▸ COLLECTED MATERIAL

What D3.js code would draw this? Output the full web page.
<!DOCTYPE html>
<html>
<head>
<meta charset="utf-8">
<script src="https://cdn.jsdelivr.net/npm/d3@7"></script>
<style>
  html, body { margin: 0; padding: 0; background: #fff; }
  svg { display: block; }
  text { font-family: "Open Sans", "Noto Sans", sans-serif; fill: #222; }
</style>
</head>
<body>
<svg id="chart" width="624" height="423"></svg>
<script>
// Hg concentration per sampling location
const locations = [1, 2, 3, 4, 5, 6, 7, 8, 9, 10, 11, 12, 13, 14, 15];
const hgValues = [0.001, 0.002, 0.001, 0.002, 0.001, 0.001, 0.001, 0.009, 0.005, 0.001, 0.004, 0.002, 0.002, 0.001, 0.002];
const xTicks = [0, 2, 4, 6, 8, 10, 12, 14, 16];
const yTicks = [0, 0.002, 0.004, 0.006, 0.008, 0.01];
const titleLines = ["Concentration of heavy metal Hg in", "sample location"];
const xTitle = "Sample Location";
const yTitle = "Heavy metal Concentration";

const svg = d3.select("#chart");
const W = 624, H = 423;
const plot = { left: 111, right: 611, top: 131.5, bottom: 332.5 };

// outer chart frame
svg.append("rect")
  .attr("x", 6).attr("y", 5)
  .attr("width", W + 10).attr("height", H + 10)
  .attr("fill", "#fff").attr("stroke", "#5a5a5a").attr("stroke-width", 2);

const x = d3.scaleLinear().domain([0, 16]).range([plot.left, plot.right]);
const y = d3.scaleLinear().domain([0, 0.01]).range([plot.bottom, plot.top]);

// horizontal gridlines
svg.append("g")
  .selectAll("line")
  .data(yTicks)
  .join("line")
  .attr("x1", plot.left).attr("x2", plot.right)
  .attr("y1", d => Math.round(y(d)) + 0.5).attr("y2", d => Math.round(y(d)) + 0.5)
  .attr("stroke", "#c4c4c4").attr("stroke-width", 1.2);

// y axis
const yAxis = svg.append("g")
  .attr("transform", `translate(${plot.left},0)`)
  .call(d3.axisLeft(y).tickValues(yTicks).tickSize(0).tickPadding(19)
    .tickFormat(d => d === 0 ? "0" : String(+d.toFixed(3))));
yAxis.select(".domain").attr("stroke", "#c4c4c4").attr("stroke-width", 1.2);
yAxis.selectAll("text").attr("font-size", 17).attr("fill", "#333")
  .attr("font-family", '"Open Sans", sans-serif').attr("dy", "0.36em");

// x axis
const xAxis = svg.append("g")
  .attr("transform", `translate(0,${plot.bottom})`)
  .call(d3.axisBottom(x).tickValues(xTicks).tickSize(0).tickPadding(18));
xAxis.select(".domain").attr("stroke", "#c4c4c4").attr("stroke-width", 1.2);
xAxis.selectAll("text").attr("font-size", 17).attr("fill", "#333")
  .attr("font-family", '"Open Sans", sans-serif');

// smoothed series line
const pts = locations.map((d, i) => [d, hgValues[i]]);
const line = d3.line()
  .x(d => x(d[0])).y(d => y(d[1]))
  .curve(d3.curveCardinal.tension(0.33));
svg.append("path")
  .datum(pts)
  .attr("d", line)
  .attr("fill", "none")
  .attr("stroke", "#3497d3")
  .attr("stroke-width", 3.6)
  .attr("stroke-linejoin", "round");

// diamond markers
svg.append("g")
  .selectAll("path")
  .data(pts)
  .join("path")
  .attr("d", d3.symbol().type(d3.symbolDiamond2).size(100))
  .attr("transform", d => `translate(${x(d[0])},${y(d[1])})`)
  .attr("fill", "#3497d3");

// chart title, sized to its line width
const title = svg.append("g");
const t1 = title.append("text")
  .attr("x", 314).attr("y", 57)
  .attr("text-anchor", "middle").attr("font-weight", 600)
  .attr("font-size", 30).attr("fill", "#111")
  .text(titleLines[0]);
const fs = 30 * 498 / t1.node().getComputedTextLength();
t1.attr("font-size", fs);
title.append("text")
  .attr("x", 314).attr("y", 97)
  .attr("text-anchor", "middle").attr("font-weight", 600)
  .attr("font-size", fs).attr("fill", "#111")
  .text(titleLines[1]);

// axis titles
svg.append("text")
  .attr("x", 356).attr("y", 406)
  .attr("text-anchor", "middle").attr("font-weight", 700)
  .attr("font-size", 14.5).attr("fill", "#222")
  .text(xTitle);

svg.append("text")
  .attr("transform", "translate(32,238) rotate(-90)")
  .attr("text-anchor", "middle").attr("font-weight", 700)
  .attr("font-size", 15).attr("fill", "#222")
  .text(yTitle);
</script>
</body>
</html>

▸ WRITTEN TASK
Every line of the material must be returned exactly as it appears.

▸ THE RESULT
What D3.js code would draw this? Output the full web page.
<!DOCTYPE html>
<html>
<head>
<meta charset="utf-8">
<script src="https://cdn.jsdelivr.net/npm/d3@7"></script>
<style>
  html, body { margin: 0; padding: 0; background: #fff; }
  svg { display: block; }
  text { font-family: "Open Sans", "Noto Sans", sans-serif; fill: #222; }
</style>
</head>
<body>
<svg id="chart" width="624" height="423"></svg>
<script>
// Hg concentration per sampling location
const locations = [1, 2, 3, 4, 5, 6, 7, 8, 9, 10, 11, 12, 13, 14, 15];
const hgValues = [0.001, 0.002, 0.001, 0.002, 0.001, 0.001, 0.001, 0.009, 0.005, 0.001, 0.004, 0.002, 0.002, 0.001, 0.002];
const xTicks = [0, 2, 4, 6, 8, 10, 12, 14, 16];
const yTicks = [0, 0.002, 0.004, 0.006, 0.008, 0.01];
const titleLines = ["Concentration of heavy metal Hg in", "sample location"];
const xTitle = "Sample Location";
const yTitle = "Heavy metal Concentration";

const svg = d3.select("#chart");
const W = 624, H = 423;
const plot = { left: 111, right: 611, top: 131.5, bottom: 332.5 };

// outer chart frame
svg.append("rect")
  .attr("x", 6).attr("y", 5)
  .attr("width", W + 10).attr("height", H + 10)
  .attr("fill", "#fff").attr("stroke", "#5a5a5a").attr("stroke-width", 2);

const x = d3.scaleLinear().domain([0, 16]).range([plot.left, plot.right]);
const y = d3.scaleLinear().domain([0, 0.01]).range([plot.bottom, plot.top]);

// horizontal gridlines
svg.append("g")
  .selectAll("line")
  .data(yTicks)
  .join("line")
  .attr("x1", plot.left).attr("x2", plot.right)
  .attr("y1", d => Math.round(y(d)) + 0.5).attr("y2", d => Math.round(y(d)) + 0.5)
  .attr("stroke", "#c4c4c4").attr("stroke-width", 1.2);

// y axis
const yAxis = svg.append("g")
  .attr("transform", `translate(${plot.left},0)`)
  .call(d3.axisLeft(y).tickValues(yTicks).tickSize(0).tickPadding(19)
    .tickFormat(d => d === 0 ? "0" : String(+d.toFixed(3))));
yAxis.select(".domain").attr("stroke", "#c4c4c4").attr("stroke-width", 1.2);
yAxis.selectAll("text").attr("font-size", 17).attr("fill", "#333")
  .attr("font-family", '"Open Sans", sans-serif').attr("dy", "0.36em");

// x axis
const xAxis = svg.append("g")
  .attr("transform", `translate(0,${plot.bottom})`)
  .call(d3.axisBottom(x).tickValues(xTicks).tickSize(0).tickPadding(18));
xAxis.select(".domain").attr("stroke", "#c4c4c4").attr("stroke-width", 1.2);
xAxis.selectAll("text").attr("font-size", 17).attr("fill", "#333")
  .attr("font-family", '"Open Sans", sans-serif');

// smoothed series line
const pts = locations.map((d, i) => [d, hgValues[i]]);
const line = d3.line()
  .x(d => x(d[0])).y(d => y(d[1]))
  .curve(d3.curveCardinal.tension(0.33));
svg.append("path")
  .datum(pts)
  .attr("d", line)
  .attr("fill", "none")
  .attr("stroke", "#3497d3")
  .attr("stroke-width", 3.6)
  .attr("stroke-linejoin", "round");

// diamond markers
svg.append("g")
  .selectAll("path")
  .data(pts)
  .join("path")
  .attr("d", d3.symbol().type(d3.symbolDiamond2).size(100))
  .attr("transform", d => `translate(${x(d[0])},${y(d[1])})`)
  .attr("fill", "#3497d3");

// chart title, sized to its line width
const title = svg.append("g");
const t1 = title.append("text")
  .attr("x", 314).attr("y", 57)
  .attr("text-anchor", "middle").attr("font-weight", 600)
  .attr("font-size", 30).attr("fill", "#111")
  .text(titleLines[0]);
const fs = 30 * 498 / t1.node().getComputedTextLength();
t1.attr("font-size", fs);
title.append("text")
  .attr("x", 314).attr("y", 97)
  .attr("text-anchor", "middle").attr("font-weight", 600)
  .attr("font-size", fs).attr("fill", "#111")
  .text(titleLines[1]);

// axis titles
svg.append("text")
  .attr("x", 356).attr("y", 406)
  .attr("text-anchor", "middle").attr("font-weight", 700)
  .attr("font-size", 14.5).attr("fill", "#222")
  .text(xTitle);

svg.append("text")
  .attr("transform", "translate(32,238) rotate(-90)")
  .attr("text-anchor", "middle").attr("font-weight", 700)
  .attr("font-size", 15).attr("fill", "#222")
  .text(yTitle);
</script>
</body>
</html>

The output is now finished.